Moving Averages
Price is noisy; a moving average turns that noise into one clean line you can actually read. Here’s how the most popular indicator in the world really works.
Cutting through the noise
Price on its own is jumpy — up, down, sideways, every candle a little different. A moving average (MA) smooths all that jitter into one flowing line, so you can see the real direction underneath the noise. It's the most widely used indicator on Earth, and the easiest to read.
It works by averaging price over the last X candles — and recalculating every new candle, so the line "moves" along with the market. A 50-day MA is simply the average price of the last 50 days.
A moving average doesn't predict price. It tells you the direction price has actually been heading.
What traders watch for
- Direction.
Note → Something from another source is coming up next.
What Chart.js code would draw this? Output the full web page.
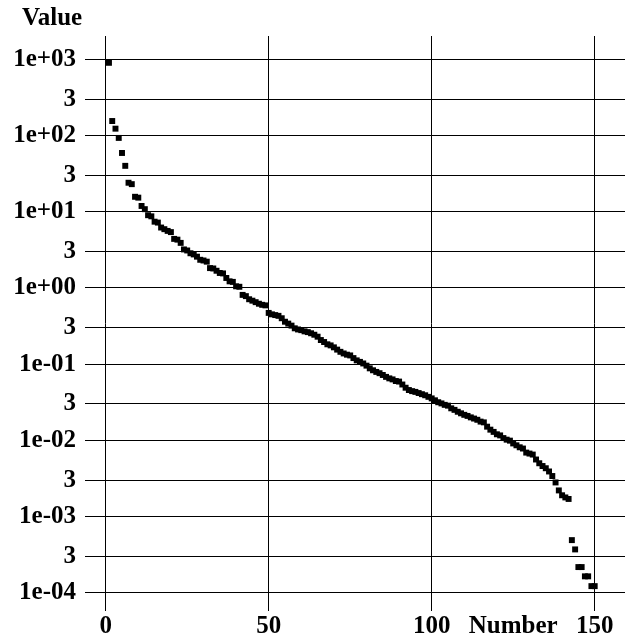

MA sloping up = uptrend; sloping down = downtrend. The simplest read there is.
- Price vs the line. Price above the MA is generally healthy; price falling below it is often an early warning.
- Short vs long. A short MA (like 20) reacts fast but is noisier; a long MA (like 200) is slow but shows the big-picture trend. Many traders watch both.
A moving average is built from past prices, so it always lags — it confirms a trend, it doesn't call the turn. Chasing every little MA "cross" generates a lot of trades (and, as Lesson 13 showed, a lot of fees and TDS). It's a compass for direction, not a trigger to fire on every wiggle.
A moving average smooths jumpy price into the underlying trend — useful as a direction compass and a price-vs-line gauge, but it lags, so it confirms trends rather than predicting turns.